Amidst growing tensions, Russia intensifies crackdown on free speech

by Zain ul Abedin
Putin's Fifth Term: Russia Intensifies Domestic Repression
© Thomas Kronsteiner/Getty Images

On a day marked by poignant defiance in Moscow, Oleg Orlov, a venerable figure in Russia's human rights landscape, boldly critiqued the erosion of democratic values in his country. Speaking from the dock after his trial on February 26, the 70-year-old Orlov delivered a scathing assessment of the state's encroachment on freedoms.

"Our nation witnesses the state's overreach into every facet of life - from culture and science to the intimate corners of personal existence. It's an omnipresent control," he asserted. Orlov, facing charges for "discrediting the army," represents a dwindling chorus of voices brave enough to challenge President Vladimir Putin's authority.

In a landscape where dissent is increasingly silenced, through exile, imprisonment, or death, Orlov's courage stands out. The backdrop to Orlov's trial is a Russia deeply altered by its military actions in Ukraine since February 2022.

These events have accelerated the degradation of civil liberties, media autonomy, and the vitality of civil society - a process that has been unfolding over two decades. With Putin poised for a fifth presidential term, the clampdown on dissent appears to be intensifying.

Orlov, a foundational pillar of Memorial, a Nobel Prize-recognized human rights group, confronted his trial with the knowledge that he had little left to lose. His subsequent sentencing to two and a half years in prison exemplifies the new legal realities post-Ukraine invasion, including crimes against expressing anti-war sentiments.

Silencing Dissent Nationwide

International and domestic human rights organizations report a chilling effect on freedom of expression in Russia, with hundreds imprisoned for anti-war positions and ongoing detentions serving as a stark deterrent.

The state's surveillance apparatus now extends deeply into social media, leveraging wartime censorship laws to suppress dissent.
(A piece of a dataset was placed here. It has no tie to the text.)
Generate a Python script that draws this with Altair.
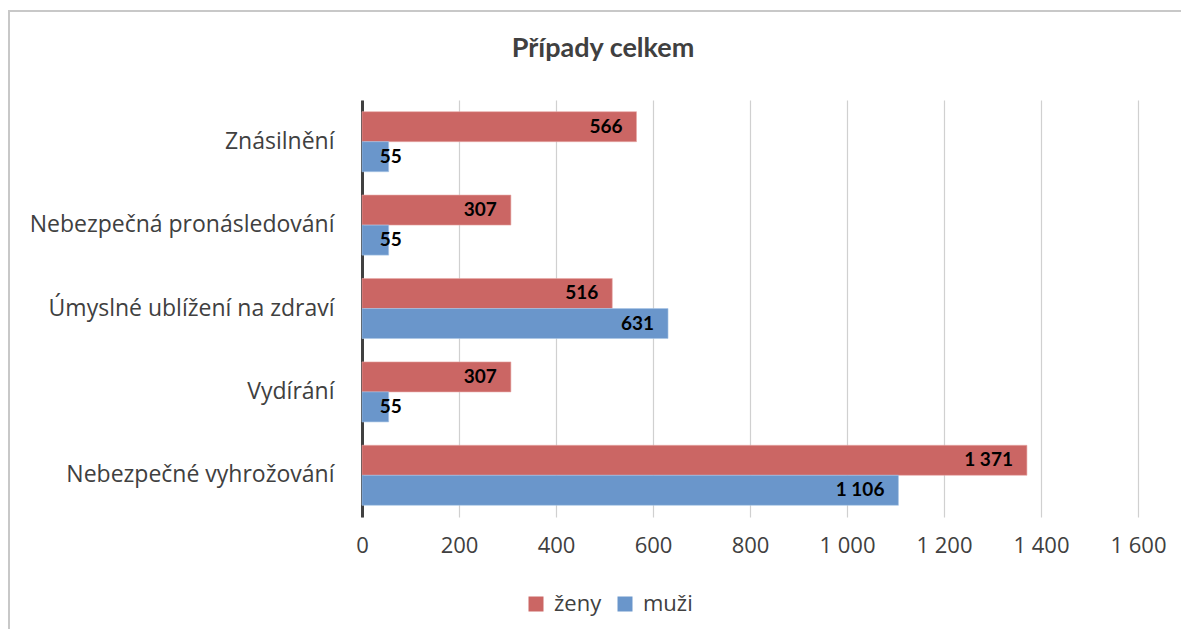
import altair as alt
import pandas as pd

categories = ["Znásilnění", "Nebezpečná pronásledování ", "Úmyslné ublížení na zdraví",
              "Vydírání", "Nebezpečné vyhrožování "]
zeny = [566, 307, 516, 307, 1371]
muzi = [55, 55, 631, 55, 1106]
series = ["ženy", "muži"]
colors = ["#CB6664", "#6A96CB"]
x_ticks = [0, 200, 400, 600, 800, 1000, 1200, 1400, 1600]
title_text = "Případy celkem"

rows = []
for c, z, m in zip(categories, zeny, muzi):
    rows.append({"kat": c, "pohlavi": "ženy", "hodnota": z})
    rows.append({"kat": c, "pohlavi": "muži", "hodnota": m})
df = pd.DataFrame(rows)
# label anchor: inside end of the bar, but never closer to the axis than a short bar allows
df["pos"] = df["hodnota"].clip(lower=111)

FONT = "Open Sans"
BFONT = "Lato"
GRAY = "#404040"

y_enc = alt.Y("kat:N", sort=categories, title=None,
              scale=alt.Scale(paddingInner=0.28, paddingOuter=0.14),
              axis=alt.Axis(labelFontSize=23, labelColor=GRAY, labelFont=FONT,
                            labelPadding=28, ticks=False, domain=True,
                            domainColor=GRAY, domainWidth=3, grid=False,
                            labelLimit=400))
yoff = alt.YOffset("pohlavi:N", sort=series)
x_scale = alt.Scale(domain=[0, 1600], nice=False)

base = alt.Chart(df)

bars = base.mark_bar(strokeWidth=1, strokeOpacity=0.6).encode(
    x=alt.X("hodnota:Q", scale=x_scale, title=None, stack=None,
            axis=alt.Axis(values=x_ticks, format=",d", labelFontSize=22,
                          labelColor=GRAY, labelFont=FONT, labelPadding=18,
                          labelFlush=False,
                          ticks=False, domain=False, grid=True,
                          gridColor="#D0D0D0", gridWidth=1.2)),
    y=y_enc,
    yOffset=yoff,
    color=alt.Color("pohlavi:N", sort=series,
                    scale=alt.Scale(domain=series, range=colors),
                    legend=alt.Legend(title=None, orient="none", direction="horizontal",
                                      legendX=163, legendY=493, symbolType="square",
                                      symbolSize=225, symbolStrokeWidth=0,
                                      labelFontSize=22, labelColor=GRAY, labelFont=FONT,
                                      columnPadding=12, labelOffset=7)),
    stroke=alt.Stroke("pohlavi:N", sort=series,
                      scale=alt.Scale(domain=series, range=["#E8A8A6", "#A9C4E6"]),
                      legend=None),
)

labels = base.mark_text(align="right", baseline="middle", dx=-14, fontSize=19,
                        fontWeight="bold", font=BFONT, color="#000000").encode(
    x=alt.X("pos:Q", scale=x_scale, title=None, stack=None),
    y=alt.Y("kat:N", sort=categories, title=None),
    yOffset=yoff,
    text=alt.Text("hodnota:Q", format=",d"),
)

title = alt.Chart(pd.DataFrame({"t": [title_text]})).mark_text(
    fontSize=27, font=BFONT, fontWeight="bold", color=GRAY,
    align="center", baseline="middle").encode(
    text="t:N", x=alt.value(241), y=alt.value(-51))

frame_top = base.mark_rule(color="#C8C8C8", strokeWidth=2).encode(
    x=alt.value(-354), x2=alt.value(850), y=alt.value(-89))
frame_left = base.mark_rule(color="#C8C8C8", strokeWidth=2).encode(
    x=alt.value(-353), y=alt.value(-90), y2=alt.value(540))

chart = alt.layer(bars, labels, title, frame_top, frame_left).properties(
    width=776, height=417,
    autosize=alt.AutoSizeParams(type="none"),
    padding={"left": 354, "top": 92, "right": 43, "bottom": 112},
).configure_view(stroke=None)

chart.save("out.html", embed_options={
    "renderer": "svg", "actions": False,
    "formatLocale": {"decimal": ",", "thousands": " ", "grouping": [3],
                     "currency": ["", " Kč"]},
})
The narrative of suppression is not limited to opposition figures but reaches into the lives of ordinary citizens, demonstrating the state's indiscriminate approach to silencing critique.

From elderly pensioners to health professionals, anyone perceived as challenging the state's narrative faces potential repercussions. As Russia tightens its grip on various forms of expression, including the arts and literature, the spectre of Soviet-era controls looms large.

The state's targeting of influential cultural figures and the reintroduction of repressive ideologies reflect a broader strategy to cement control ahead of elections. The international community watches as Russia descends further into a reality marked by surveillance, censorship, and the silencing of dissent.

The case of Oleg Orlov and the broader crackdown on freedom of expression underscore the challenges facing Russia's civil society, as voices like Orlov's become increasingly vital in illuminating the path toward a more open society.